start SOURCE EXCERPT

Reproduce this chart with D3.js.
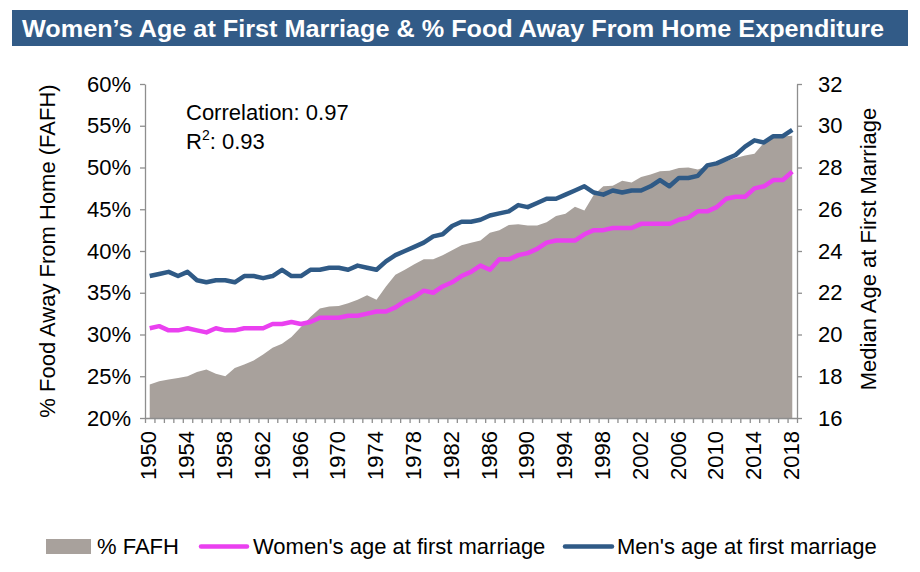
<!DOCTYPE html>
<html><head><meta charset="utf-8">
<script src="https://cdn.jsdelivr.net/npm/d3@7"></script>
<style>body{margin:0;background:#fff}svg{display:block;font-family:"Liberation Sans",Arial,sans-serif}</style>
</head><body><svg id="c" width="920" height="572"></svg>
<script>
const years = d3.range(1950, 2019);
const fafh = [24.0,24.4,24.6,24.8,25.0,25.5,25.8,25.3,25.0,26.0,
  26.4,26.9,27.6,28.4,28.9,29.7,30.9,32.1,33.1,33.35,
  33.4,33.75,34.15,34.7,34.15,35.75,37.15,37.75,38.4,39.0,
  39.0,39.5,40.1,40.7,41.0,41.25,42.2,42.5,43.1,43.2,
  43.05,43.05,43.45,44.2,44.45,45.3,44.85,46.75,47.75,47.8,
  48.4,48.2,48.85,49.15,49.55,49.6,49.95,50.0,49.75,50.15,
  50.45,50.75,51.15,51.45,51.65,52.95,53.55,53.7,53.8];
const women = [20.3,20.4,20.2,20.2,20.3,20.2,20.1,20.3,20.2,20.2,
  20.3,20.3,20.3,20.5,20.5,20.6,20.5,20.6,20.8,20.8,
  20.8,20.9,20.9,21.0,21.1,21.1,21.3,21.6,21.8,22.1,
  22.0,22.3,22.5,22.8,23.0,23.3,23.1,23.6,23.6,23.8,
  23.9,24.1,24.4,24.5,24.5,24.5,24.8,25.0,25.0,25.1,
  25.1,25.1,25.3,25.3,25.3,25.3,25.5,25.6,25.9,25.9,
  26.1,26.5,26.6,26.6,27.0,27.1,27.4,27.4,27.8];
const men = [22.8,22.9,23.0,22.8,23.0,22.6,22.5,22.6,22.6,22.5,
  22.8,22.8,22.7,22.8,23.1,22.8,22.8,23.1,23.1,23.2,
  23.2,23.1,23.3,23.2,23.1,23.5,23.8,24.0,24.2,24.4,
  24.7,24.8,25.2,25.4,25.4,25.5,25.7,25.8,25.9,26.2,
  26.1,26.3,26.5,26.5,26.7,26.9,27.1,26.8,26.7,26.9,
  26.8,26.9,26.9,27.1,27.4,27.1,27.5,27.5,27.6,28.1,
  28.2,28.4,28.6,29.0,29.3,29.2,29.5,29.5,29.8];
const leftTicks = [20,25,30,35,40,45,50,55,60];
const rightTicks = [16,18,20,22,24,26,28,30,32];
const yearLabels = d3.range(1950, 2019, 4);
const titleText = "Women\u2019s Age at First Marriage & % Food Away From Home Expenditure";
const seriesNames = ["% FAFH", "Women's age at first marriage", "Men's age at first marriage"];

const C = {title:"#325B87", area:"#A8A19C", women:"#EA40F0", men:"#2F5A86", axis:"#8E8E8E"};
const L = 145, R = 797, T = 84, B = 418;
const svg = d3.select("#c");

// title bar
svg.append("rect").attr("x",12).attr("y",10).attr("width",896).attr("height",36).attr("fill",C.title);
svg.append("text").attr("x",22).attr("y",37).attr("fill","#fff").attr("font-weight","bold")
  .attr("font-size",24).attr("textLength",862).attr("lengthAdjust","spacingAndGlyphs").text(titleText);

const x = d3.scaleBand().domain(years).range([L,R]).padding(0);
const cx = d => x(d) + x.bandwidth()/2;
const yL = d3.scaleLinear().domain([20,60]).range([B,T]);
const yR = d3.scaleLinear().domain([16,32]).range([B,T]);

// area
const area = d3.area().x((d,i)=>cx(years[i])).y0(yL(20)).y1(d=>yL(d));
svg.append("path").datum(fafh).attr("d",area).attr("fill",C.area);

// lines
const line = d3.line().x((d,i)=>cx(years[i])).y(d=>yR(d));
svg.append("path").datum(women).attr("d",line).attr("fill","none").attr("stroke",C.women).attr("stroke-width",4.5).attr("stroke-linejoin","round");
svg.append("path").datum(men).attr("d",line).attr("fill","none").attr("stroke",C.men).attr("stroke-width",4.5).attr("stroke-linejoin","round");

// axes
const styleAxis = g => {
  g.select(".domain").attr("stroke",C.axis).attr("stroke-width",1.3);
  g.selectAll(".tick line").attr("stroke",C.axis).attr("stroke-width",1.3);
  g.selectAll(".tick text").attr("fill","#000").attr("font-size",22).attr("font-family","Liberation Sans, Arial, sans-serif");
};
const gL = svg.append("g").attr("transform",`translate(${L},0)`)
  .call(d3.axisLeft(yL).tickValues(leftTicks).tickFormat(d=>d+"%").tickSize(5).tickSizeOuter(0).tickPadding(9));
styleAxis(gL);
const gR = svg.append("g").attr("transform",`translate(${R},0)`)
  .call(d3.axisRight(yR).tickValues(rightTicks).tickFormat(d3.format("d")).tickSize(5).tickSizeOuter(0).tickPadding(16));
styleAxis(gR);

// x axis: ticks at category boundaries
const xb = d3.scaleLinear().domain([0, years.length]).range([L,R]);
const gX = svg.append("g").attr("transform",`translate(0,${B})`)
  .call(d3.axisBottom(xb).tickValues(d3.range(0, years.length+1)).tickFormat("").tickSize(5).tickSizeOuter(0));
styleAxis(gX);
svg.append("g").selectAll("text").data(yearLabels).join("text")
  .attr("transform",d=>`translate(${cx(d)-1},${431}) rotate(-90)`)
  .attr("text-anchor","end").attr("dy","0.35em").attr("font-size",22).attr("fill","#000").text(d=>d);

// axis titles
svg.append("text").attr("transform","translate(47,251) rotate(-90)").attr("text-anchor","middle")
  .attr("dy","0.35em").attr("font-size",22).text("% Food Away From Home (FAFH)");
svg.append("text").attr("transform","translate(868,249) rotate(-90)").attr("text-anchor","middle")
  .attr("dy","0.35em").attr("font-size",22).text("Median Age at First Marriage");

// annotation
svg.append("text").attr("x",186).attr("y",120).attr("font-size",22).text("Correlation: 0.97");
const r2 = svg.append("text").attr("x",186).attr("y",149).attr("font-size",22);
r2.append("tspan").text("R");
r2.append("tspan").attr("font-size",14).attr("dy",-9).text("2");
r2.append("tspan").attr("dy",9).text(": 0.93");

// legend
const lg = svg.append("g");
lg.append("rect").attr("x",46).attr("y",539).attr("width",45).attr("height",15).attr("fill",C.area);
lg.append("text").attr("x",97).attr("y",554).attr("font-size",22).text(seriesNames[0]);
lg.append("line").attr("x1",201).attr("x2",247).attr("y1",546.5).attr("y2",546.5).attr("stroke",C.women).attr("stroke-width",4.5).attr("stroke-linecap","round");
lg.append("text").attr("x",253).attr("y",554).attr("font-size",22).text(seriesNames[1]);
lg.append("line").attr("x1",565).attr("x2",612).attr("y1",546.5).attr("y2",546.5).attr("stroke",C.men).attr("stroke-width",4.5).attr("stroke-linecap","round");
lg.append("text").attr("x",617).attr("y",554).attr("font-size",22).text(seriesNames[2]);
</script></body></html>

end SOURCE EXCERPT

Exclude the pictures, and transcribe all of the material exactly.

Reproduce this chart with D3.js.
<!DOCTYPE html>
<html><head><meta charset="utf-8">
<script src="https://cdn.jsdelivr.net/npm/d3@7"></script>
<style>body{margin:0;background:#fff}svg{display:block;font-family:"Liberation Sans",Arial,sans-serif}</style>
</head><body><svg id="c" width="920" height="572"></svg>
<script>
const years = d3.range(1950, 2019);
const fafh = [24.0,24.4,24.6,24.8,25.0,25.5,25.8,25.3,25.0,26.0,
  26.4,26.9,27.6,28.4,28.9,29.7,30.9,32.1,33.1,33.35,
  33.4,33.75,34.15,34.7,34.15,35.75,37.15,37.75,38.4,39.0,
  39.0,39.5,40.1,40.7,41.0,41.25,42.2,42.5,43.1,43.2,
  43.05,43.05,43.45,44.2,44.45,45.3,44.85,46.75,47.75,47.8,
  48.4,48.2,48.85,49.15,49.55,49.6,49.95,50.0,49.75,50.15,
  50.45,50.75,51.15,51.45,51.65,52.95,53.55,53.7,53.8];
const women = [20.3,20.4,20.2,20.2,20.3,20.2,20.1,20.3,20.2,20.2,
  20.3,20.3,20.3,20.5,20.5,20.6,20.5,20.6,20.8,20.8,
  20.8,20.9,20.9,21.0,21.1,21.1,21.3,21.6,21.8,22.1,
  22.0,22.3,22.5,22.8,23.0,23.3,23.1,23.6,23.6,23.8,
  23.9,24.1,24.4,24.5,24.5,24.5,24.8,25.0,25.0,25.1,
  25.1,25.1,25.3,25.3,25.3,25.3,25.5,25.6,25.9,25.9,
  26.1,26.5,26.6,26.6,27.0,27.1,27.4,27.4,27.8];
const men = [22.8,22.9,23.0,22.8,23.0,22.6,22.5,22.6,22.6,22.5,
  22.8,22.8,22.7,22.8,23.1,22.8,22.8,23.1,23.1,23.2,
  23.2,23.1,23.3,23.2,23.1,23.5,23.8,24.0,24.2,24.4,
  24.7,24.8,25.2,25.4,25.4,25.5,25.7,25.8,25.9,26.2,
  26.1,26.3,26.5,26.5,26.7,26.9,27.1,26.8,26.7,26.9,
  26.8,26.9,26.9,27.1,27.4,27.1,27.5,27.5,27.6,28.1,
  28.2,28.4,28.6,29.0,29.3,29.2,29.5,29.5,29.8];
const leftTicks = [20,25,30,35,40,45,50,55,60];
const rightTicks = [16,18,20,22,24,26,28,30,32];
const yearLabels = d3.range(1950, 2019, 4);
const titleText = "Women\u2019s Age at First Marriage & % Food Away From Home Expenditure";
const seriesNames = ["% FAFH", "Women's age at first marriage", "Men's age at first marriage"];

const C = {title:"#325B87", area:"#A8A19C", women:"#EA40F0", men:"#2F5A86", axis:"#8E8E8E"};
const L = 145, R = 797, T = 84, B = 418;
const svg = d3.select("#c");

// title bar
svg.append("rect").attr("x",12).attr("y",10).attr("width",896).attr("height",36).attr("fill",C.title);
svg.append("text").attr("x",22).attr("y",37).attr("fill","#fff").attr("font-weight","bold")
  .attr("font-size",24).attr("textLength",862).attr("lengthAdjust","spacingAndGlyphs").text(titleText);

const x = d3.scaleBand().domain(years).range([L,R]).padding(0);
const cx = d => x(d) + x.bandwidth()/2;
const yL = d3.scaleLinear().domain([20,60]).range([B,T]);
const yR = d3.scaleLinear().domain([16,32]).range([B,T]);

// area
const area = d3.area().x((d,i)=>cx(years[i])).y0(yL(20)).y1(d=>yL(d));
svg.append("path").datum(fafh).attr("d",area).attr("fill",C.area);

// lines
const line = d3.line().x((d,i)=>cx(years[i])).y(d=>yR(d));
svg.append("path").datum(women).attr("d",line).attr("fill","none").attr("stroke",C.women).attr("stroke-width",4.5).attr("stroke-linejoin","round");
svg.append("path").datum(men).attr("d",line).attr("fill","none").attr("stroke",C.men).attr("stroke-width",4.5).attr("stroke-linejoin","round");

// axes
const styleAxis = g => {
  g.select(".domain").attr("stroke",C.axis).attr("stroke-width",1.3);
  g.selectAll(".tick line").attr("stroke",C.axis).attr("stroke-width",1.3);
  g.selectAll(".tick text").attr("fill","#000").attr("font-size",22).attr("font-family","Liberation Sans, Arial, sans-serif");
};
const gL = svg.append("g").attr("transform",`translate(${L},0)`)
  .call(d3.axisLeft(yL).tickValues(leftTicks).tickFormat(d=>d+"%").tickSize(5).tickSizeOuter(0).tickPadding(9));
styleAxis(gL);
const gR = svg.append("g").attr("transform",`translate(${R},0)`)
  .call(d3.axisRight(yR).tickValues(rightTicks).tickFormat(d3.format("d")).tickSize(5).tickSizeOuter(0).tickPadding(16));
styleAxis(gR);

// x axis: ticks at category boundaries
const xb = d3.scaleLinear().domain([0, years.length]).range([L,R]);
const gX = svg.append("g").attr("transform",`translate(0,${B})`)
  .call(d3.axisBottom(xb).tickValues(d3.range(0, years.length+1)).tickFormat("").tickSize(5).tickSizeOuter(0));
styleAxis(gX);
svg.append("g").selectAll("text").data(yearLabels).join("text")
  .attr("transform",d=>`translate(${cx(d)-1},${431}) rotate(-90)`)
  .attr("text-anchor","end").attr("dy","0.35em").attr("font-size",22).attr("fill","#000").text(d=>d);

// axis titles
svg.append("text").attr("transform","translate(47,251) rotate(-90)").attr("text-anchor","middle")
  .attr("dy","0.35em").attr("font-size",22).text("% Food Away From Home (FAFH)");
svg.append("text").attr("transform","translate(868,249) rotate(-90)").attr("text-anchor","middle")
  .attr("dy","0.35em").attr("font-size",22).text("Median Age at First Marriage");

// annotation
svg.append("text").attr("x",186).attr("y",120).attr("font-size",22).text("Correlation: 0.97");
const r2 = svg.append("text").attr("x",186).attr("y",149).attr("font-size",22);
r2.append("tspan").text("R");
r2.append("tspan").attr("font-size",14).attr("dy",-9).text("2");
r2.append("tspan").attr("dy",9).text(": 0.93");

// legend
const lg = svg.append("g");
lg.append("rect").attr("x",46).attr("y",539).attr("width",45).attr("height",15).attr("fill",C.area);
lg.append("text").attr("x",97).attr("y",554).attr("font-size",22).text(seriesNames[0]);
lg.append("line").attr("x1",201).attr("x2",247).attr("y1",546.5).attr("y2",546.5).attr("stroke",C.women).attr("stroke-width",4.5).attr("stroke-linecap","round");
lg.append("text").attr("x",253).attr("y",554).attr("font-size",22).text(seriesNames[1]);
lg.append("line").attr("x1",565).attr("x2",612).attr("y1",546.5).attr("y2",546.5).attr("stroke",C.men).attr("stroke-width",4.5).attr("stroke-linecap","round");
lg.append("text").attr("x",617).attr("y",554).attr("font-size",22).text(seriesNames[2]);
</script></body></html>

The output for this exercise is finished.